(9 years, 9 months ago)
Commons ChamberThat is a very good point. I am a partner of an agricultural company that receives subsidies from the EU. I am an unremunerated partner in that company, but how does one extract oneself when one’s immediate family are benefiting? I live in a house at the centre of that farm. There is only one electricity meter for that property, so the farming business pays the electricity bill, in effect paying the electricity bill for the house that I live in. I cannot extract myself from that unless I move house. I have never lived anywhere else. I was born in that house and have lived there for ever, but the rules that the Opposition are trying to create will stop people becoming Members of Parliament. It would be impossible for me to be a Member of Parliament under the rules they are trying to set up. I do not think that that is what they are trying to achieve; I think they are trying to stop influence. Everybody in the House wants to ensure that Opposition Members are not being influenced, and I am sure that that is what they are trying to achieve. The rules they are proposing, however, do not do what they want to achieve. That is a great shame. It brings shame on this House and brings the role of being a Member of Parliament into disrepute.
On the subject of influencing MPs, does my hon. Friend share my concern about Members of Parliament who are members of trade unions and do not declare that interest, such as the hon. Member for Stretford and Urmston (Kate Green), who had to apologise to this House for tabling amendments to the Legal Aid, Sentencing and Punishment of Offenders Bill written for her by the GMB union, of which she was a member?

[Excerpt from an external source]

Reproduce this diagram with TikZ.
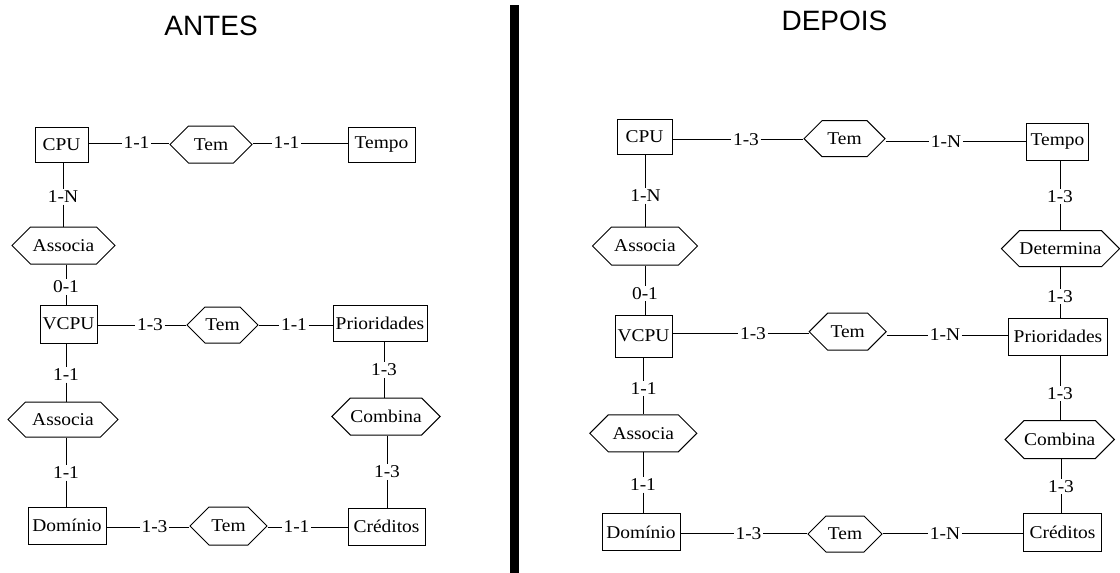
\documentclass[tikz,border=0pt]{standalone}
\usepackage{fontspec}
\setmainfont{Liberation Serif}[FakeStretch=1.08]
\newfontfamily\titlefont{Liberation Sans}
\usetikzlibrary{shapes.symbols}
\tikzset{
  ent/.style={draw, line width=1pt, rectangle, inner sep=0pt},
  rel/.style={draw, line width=1pt, shape=signal, signal to=east and west, signal from=nowhere, signal pointer angle=90, inner sep=0pt},
  card/.style={inner sep=1.5pt},
  conn/.style={line width=1pt},
  ttl/.style={font=\titlefont\fontsize{28}{32}\selectfont, inner sep=0pt}
}
\begin{document}
\begin{tikzpicture}[x=1pt, y=-1pt, font=\fontsize{18}{21}\selectfont]
\useasboundingbox (0,0) rectangle (1120,573);
% titles and separator
\node[ttl] (tA) at (211,26) {ANTES};
\node[ttl] (tB) at (834.5,20.5) {DEPOIS};
\fill[black] (510,5) rectangle (518.5,573);

% ---------- ANTES ----------
\node[ent, minimum width=53pt, minimum height=35pt] (CPUa) at (61.5,144.5) {CPU};
\node[rel, minimum width=82pt, minimum height=37pt] (TemA1) at (211,144.5) {Tem};
\node[ent, minimum width=67pt, minimum height=35pt] (TempoA) at (381.5,144.5) {Tempo};
\node[rel, minimum width=103pt, minimum height=37pt] (AssocA1) at (63.5,245.5) {Associa};
\node[ent, minimum width=57pt, minimum height=38pt] (VCPUA) at (68.5,324) {VCPU};
\node[rel, minimum width=71pt, minimum height=36pt] (TemA2) at (222.5,325) {Tem};
\node[ent, minimum width=94pt, minimum height=36pt] (PriorA) at (380,323) {Prioridades};
\node[rel, minimum width=108pt, minimum height=37pt] (CombA) at (386,416.5) {Combina};
\node[ent, minimum width=77pt, minimum height=37pt] (CredA) at (386.5,526.5) {Créditos};
\node[rel, minimum width=110pt, minimum height=35pt] (AssocA2) at (63,419.5) {Associa};
\node[ent, minimum width=78pt, minimum height=37pt] (DomA) at (67,525.5) {Domínio};
\node[rel, minimum width=77pt, minimum height=38pt] (TemA3) at (228.5,526) {Tem};

\node[card] (l1) at (136.5,143) {1-1};
\node[card] (l2) at (286.5,143) {1-1};
\node[card] (l3) at (63,197) {1-N};
\node[card] (l4) at (66,287) {0-1};
\node[card] (l5) at (150,325) {1-3};
\node[card] (l6) at (294,325) {1-1};
\node[card] (l7) at (66,375) {1-1};
\node[card] (l8) at (66,473) {1-1};
\node[card] (l9) at (384,370) {1-3};
\node[card] (l10) at (387,472) {1-3};
\node[card] (l11) at (154.5,527) {1-3};
\node[card] (l12) at (296.5,527) {1-1};

\draw[conn] (CPUa.east |- l1) -- (l1) -- (TemA1.west |- l1);
\draw[conn] (TemA1.east |- l2) -- (l2) -- (TempoA.west |- l2);
\draw[conn] (l3 |- CPUa.south) -- (l3) -- (l3 |- AssocA1.north);
\draw[conn] (l4 |- AssocA1.south) -- (l4) -- (l4 |- VCPUA.north);
\draw[conn] (VCPUA.east |- l5) -- (l5) -- (TemA2.west |- l5);
\draw[conn] (TemA2.east |- l6) -- (l6) -- (PriorA.west |- l6);
\draw[conn] (l7 |- VCPUA.south) -- (l7) -- (l7 |- AssocA2.north);
\draw[conn] (l8 |- AssocA2.south) -- (l8) -- (l8 |- DomA.north);
\draw[conn] (l9 |- PriorA.south) -- (l9) -- (l9 |- CombA.north);
\draw[conn] (l10 |- CombA.south) -- (l10) -- (l10 |- CredA.north);
\draw[conn] (DomA.east |- l11) -- (l11) -- (TemA3.west |- l11);
\draw[conn] (TemA3.east |- l12) -- (l12) -- (CredA.west |- l12);

% ---------- DEPOIS ----------
\node[ent, minimum width=55pt, minimum height=35pt] (CPUb) at (644.5,136.5) {CPU};
\node[rel, minimum width=81pt, minimum height=36pt] (TemB1) at (844.5,138.7) {Tem};
\node[ent, minimum width=62pt, minimum height=37pt] (TempoB) at (1057.5,141.7) {Tempo};
\node[rel, minimum width=105pt, minimum height=38pt] (AssocB1) at (645,246) {Associa};
\node[rel, minimum width=118pt, minimum height=36pt] (DetB) at (1060.5,248.7) {Determina};
\node[ent, minimum width=57pt, minimum height=42pt] (VCPUB) at (643.5,336) {VCPU};
\node[rel, minimum width=77pt, minimum height=37pt] (TemB2) at (847.7,331.7) {Tem};
\node[ent, minimum width=99pt, minimum height=37pt] (PriorB) at (1058,336.7) {Prioridades};
\node[rel, minimum width=107pt, minimum height=37pt] (AssocB2) at (643.3,433.3) {Associa};
\node[rel, minimum width=107pt, minimum height=38pt] (CombB) at (1059.7,439.5) {Combina};
\node[ent, minimum width=78pt, minimum height=37pt] (DomB) at (641,532.3) {Domínio};
\node[rel, minimum width=74pt, minimum height=36pt] (TemB3) at (845,534) {Tem};
\node[ent, minimum width=78pt, minimum height=38pt] (CredB) at (1062.5,532.5) {Créditos};

\node[card] (r1) at (746,139.3) {1-3};
\node[card] (r2) at (946,141.7) {1-N};
\node[card] (r3) at (645.5,196) {1-N};
\node[card] (r4) at (645,293.5) {0-1};
\node[card] (r5) at (1060,196.5) {1-3};
\node[card] (r6) at (1060,296.5) {1-3};
\node[card] (r7) at (753,333.5) {1-3};
\node[card] (r8) at (945,335) {1-N};
\node[card] (r9) at (643.7,388.3) {1-1};
\node[card] (r10) at (1060,393.3) {1-3};
\node[card] (r11) at (643,485) {1-1};
\node[card] (r12) at (1061,486.7) {1-3};
\node[card] (r13) at (748.5,533.3) {1-3};
\node[card] (r14) at (945,533.3) {1-N};

\draw[conn] (CPUb.east |- r1) -- (r1) -- (TemB1.west |- r1);
\draw[conn] (TemB1.east |- r2) -- (r2) -- (TempoB.west |- r2);
\draw[conn] (r3 |- CPUb.south) -- (r3) -- (r3 |- AssocB1.north);
\draw[conn] (r4 |- AssocB1.south) -- (r4) -- (r4 |- VCPUB.north);
\draw[conn] (r5 |- TempoB.south) -- (r5) -- (r5 |- DetB.north);
\draw[conn] (r6 |- DetB.south) -- (r6) -- (r6 |- PriorB.north);
\draw[conn] (VCPUB.east |- r7) -- (r7) -- (TemB2.west |- r7);
\draw[conn] (TemB2.east |- r8) -- (r8) -- (PriorB.west |- r8);
\draw[conn] (r9 |- VCPUB.south) -- (r9) -- (r9 |- AssocB2.north);
\draw[conn] (r10 |- PriorB.south) -- (r10) -- (r10 |- CombB.north);
\draw[conn] (r11 |- AssocB2.south) -- (r11) -- (r11 |- DomB.north);
\draw[conn] (r12 |- CombB.south) -- (r12) -- (r12 |- CredB.north);
\draw[conn] (DomB.east |- r13) -- (r13) -- (TemB3.west |- r13);
\draw[conn] (TemB3.east |- r14) -- (r14) -- (CredB.west |- r14);
\end{tikzpicture}
\end{document}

That is a legitimate point and it brings me to my final point about the best way to solve this. Members of Parliament should be allowed to do whatever they want to do, in whatever role they want to do it in and with whatever money they want to earn elsewhere, but that should be wholly in the public domain. The constituents of that Member of Parliament would be able to make a judgment about whether they thought that that was the right or the wrong thing to do. That is the only clear way to solve this issue without trying to draw up rules. There will always be loopholes when we draw up rules that mean that people with unscrupulous motives will be able to get around them, but innocent people who try to do a good job as a Member of Parliament would be trapped by them. That would be a great shame, not only for the House but for those Members who genuinely became a Member of Parliament to try to improve their own communities and assist the area in which they live. It would also be a great shame for people like myself, because I had no ambition to become a Member of Parliament until very late in life. I had had another career and I sort of stumbled into this by working in a community and being pushed forward through the things that I was doing to benefit that community. I think the House benefits a great deal from people who have worked and gained experience elsewhere before coming to this place to assist in making good, logical decisions based on that experience.